You're defining the genre differently than they do. They're not interested in being more 'inclusive', because at the very heart of it, many of the 'modern innovations' in RPGs killed off (2014 excluded) most of the defining elements of the genre they actually love.
It really has little to do with 'computer' vs. 'console', or 'western' vs. 'Japanese' in and of themselves, it's just that those factors often very much defined genre boundaries, and it's more about the core components that make up the game. Many mechanics are nearly lost to time (for example, grid paper mapping until Legend of Grimrock), or now come super simplified (true choice and consequences - hard decisions with hard results). For example, the original Fallouts had towns that lived or died based on your morally questionable decisions. Then, other obscure concerns come into play - such as:
Can you complete quests in more than one way?
Can you beat the game as a pacifist (ie, roleplay your way through it in ways that are very unusual)?
Can you kill key NPCs (say, the King you're supposed to help) and still progress in the game?
Can you decide to ignore the main quest altogether?
Obviously, few games check off all of these (and more questions I haven't even mentioned) but back in the day there was a lot of games pushing the envelope. Fallout, for example, Planescape, ToEE, and on and on.
And as the years moved on, rather than seeing these complex systems evolve and get even more fleshed out, stuff like Fallout 3 happened. Mass Effect's morality/dialog system happened. Etc, etc... basically, things shifted in a way that didn't just 'fork' rpgs, but actually killed off old beloved strains. There are obviously exceptions, but when you consider their genre 'died' [now resurrected?] it's not hard to see why they're not particularly inclusive of the murdering regime.

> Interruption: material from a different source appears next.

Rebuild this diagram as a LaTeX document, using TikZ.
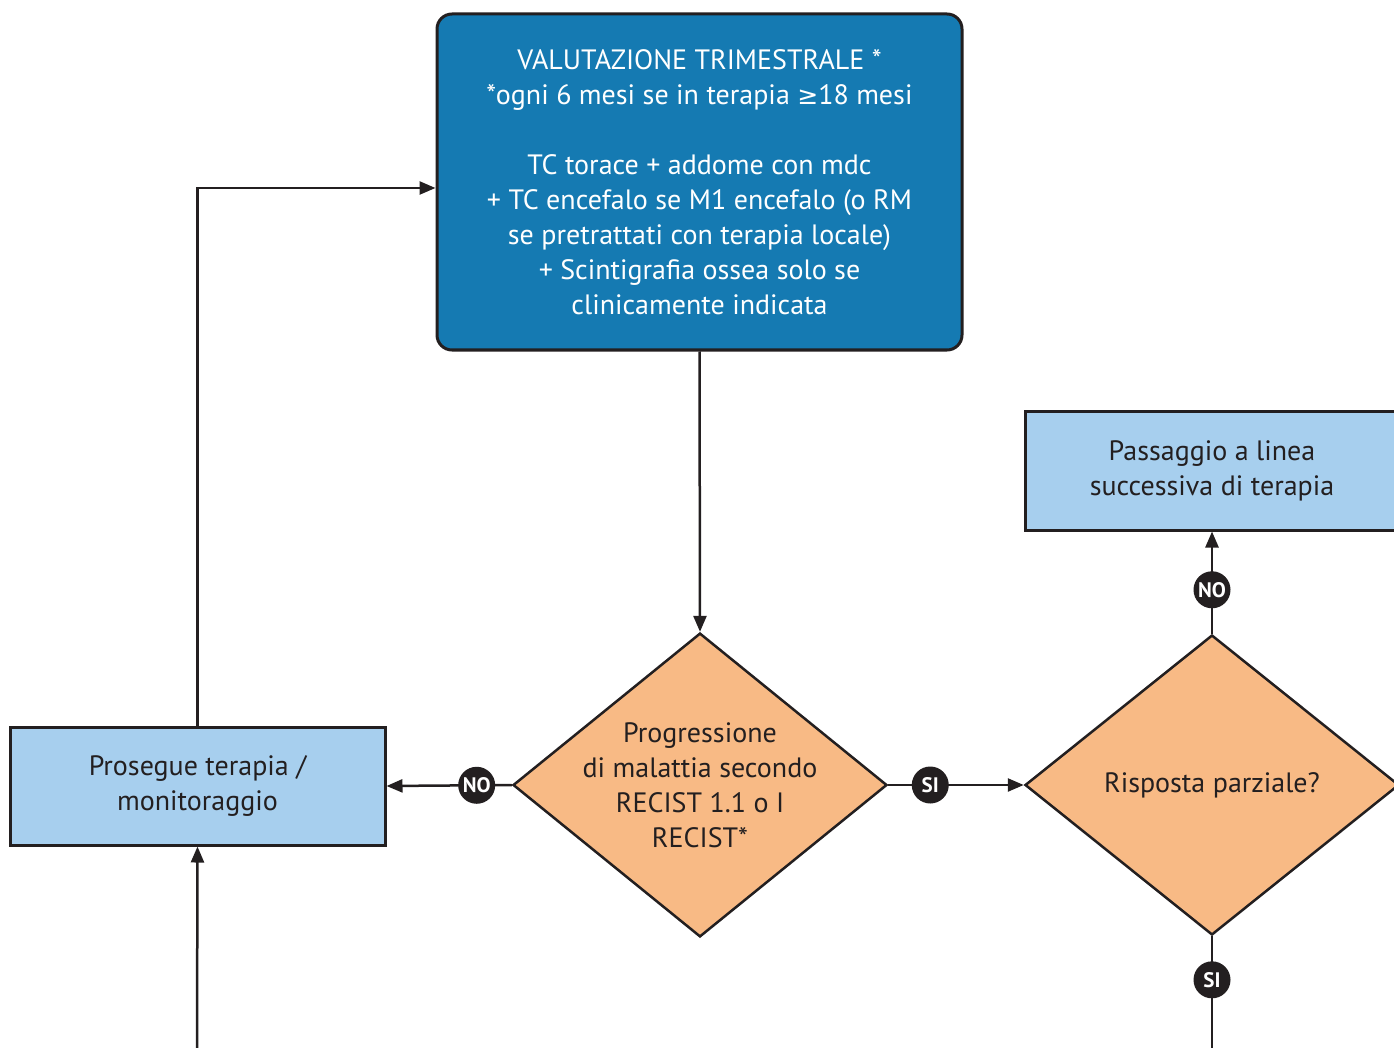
\documentclass[tikz,border=0pt]{standalone}
\usepackage{fontspec}
\setmainfont{PT Sans}
\newfontfamily\symfont{DejaVu Sans}
\usetikzlibrary{shapes.geometric,arrows.meta}
\definecolor{deepblue}{HTML}{157AB2}
\definecolor{paleblue}{HTML}{A7CFEE}
\definecolor{peach}{HTML}{F8BA85}
\definecolor{ink}{HTML}{231F20}
\tikzset{
	flowbox/.style={draw=ink, line width=3pt, fill=paleblue, align=center, inner sep=0pt, text=ink},
	choice/.style={diamond, draw=ink, line width=2.5pt, fill=peach, align=center, inner sep=-14pt, minimum width=374pt, minimum height=300pt, text=ink},
	link/.style={draw=ink, line width=2.5pt},
	arr/.style={link, -{Triangle[length=16pt,width=13pt]}},
	tag/.style={circle, fill=ink, text=white, inner sep=0pt, minimum size=37pt, font=\fontsize{21}{21}\selectfont\bfseries}
}
\begin{document}
\begin{tikzpicture}[x=1pt, y=-1pt, font=\fontsize{28}{35}\selectfont]
		\useasboundingbox (0,0) rectangle (1394,1048);
		\clip (0,0) rectangle (1394,1048);

		\node[draw=ink, line width=3pt, fill=deepblue, rounded corners=15pt, text=white, align=center, minimum width=525pt, minimum height=336pt, inner sep=0pt] (review) at (699.5,182) {VALUTAZIONE TRIMESTRALE *\\*ogni 6 mesi se in terapia {\symfont\fontsize{25}{35}\selectfont ≥}18 mesi\\ \\TC torace + addome con mdc\\+ TC encefalo se M1 encefalo (o RM\\se pretrattati con terapia locale)\\+ Scintigrafia ossea solo se\\clinicamente indicata};

		\node[choice] (progress) at (700,785) {Progressione\\di malattia secondo\\RECIST 1.1 o I\\RECIST*};
		\node[choice] (partial) at (1212,785) {Risposta parziale?};

		\node[flowbox, minimum width=375pt, minimum height=118pt] (keepon) at (197.5,786) {Prosegue terapia /\\monitoraggio};
		\node[flowbox, minimum width=374pt, minimum height=119pt] (nextline) at (1212,470.5) {Passaggio a linea\\successiva di terapia};

		\coordinate (bottomleft) at (197,1048);
		\coordinate (bottomright) at (1212,1048);

		\draw[arr] (review.south) -- (progress.north);
		\draw[arr] (progress.west) -- node[tag, pos=0.28] {NO} (keepon.east);
		\draw[arr] (progress.east) -- node[tag, pos=0.31] {SI} (partial.west);
		\draw[arr] (partial.north) -- node[tag, pos=0.43] {NO} (nextline.south);
		\draw[link] (partial.south) -- node[tag, pos=0.39] {SI} (bottomright);
		\draw[arr] (keepon.north) |- ([yshift=-6pt]review.west);
		\draw[arr] (bottomleft) -- (keepon.south);
	\end{tikzpicture}
\end{document}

'RPG' features, like number crunching, stats, character progression, perks, etc, became streamlined and started getting added to everything from FPSs to puzzle games, further muddying the way. Inviting any game anyone might call an 'rpg' to the party invites the very same watering down of the genre we've seen over the past two decades. All of a sudden it's all about Borderlands or Fallout or Mass Effect or whatever. Heck, people will call anything an RPG if you let them (I'm roleplaying as kratos!).
As for JRPGs (in the classic sense of the acronym, not the 'made in Japan' one), the issue is often that the 'blank slate' character(s) taking on the world any way they want that's commonplace in wRPGs is replaced by a set of predefined characters following a predefined story - you're watching the story unfold in, say, FF, not so much creating your own story. Both have merits, but old school crpg'ers are generally firmly in the 'blank slate' camp.
I'm not sure if that clears anything up or not, but basically my point is that you're asking a bunch of people who watched their genre get muddled, fuddled, watered down and kicked to death to embrace the games that they'd most blame for the loss of their genre (i'm more talking about modern wrpgs than jrpgs here..., and not including 2014).
2014 is obviously a glorious year for older cRPG fans, because the genre is in full resurgence.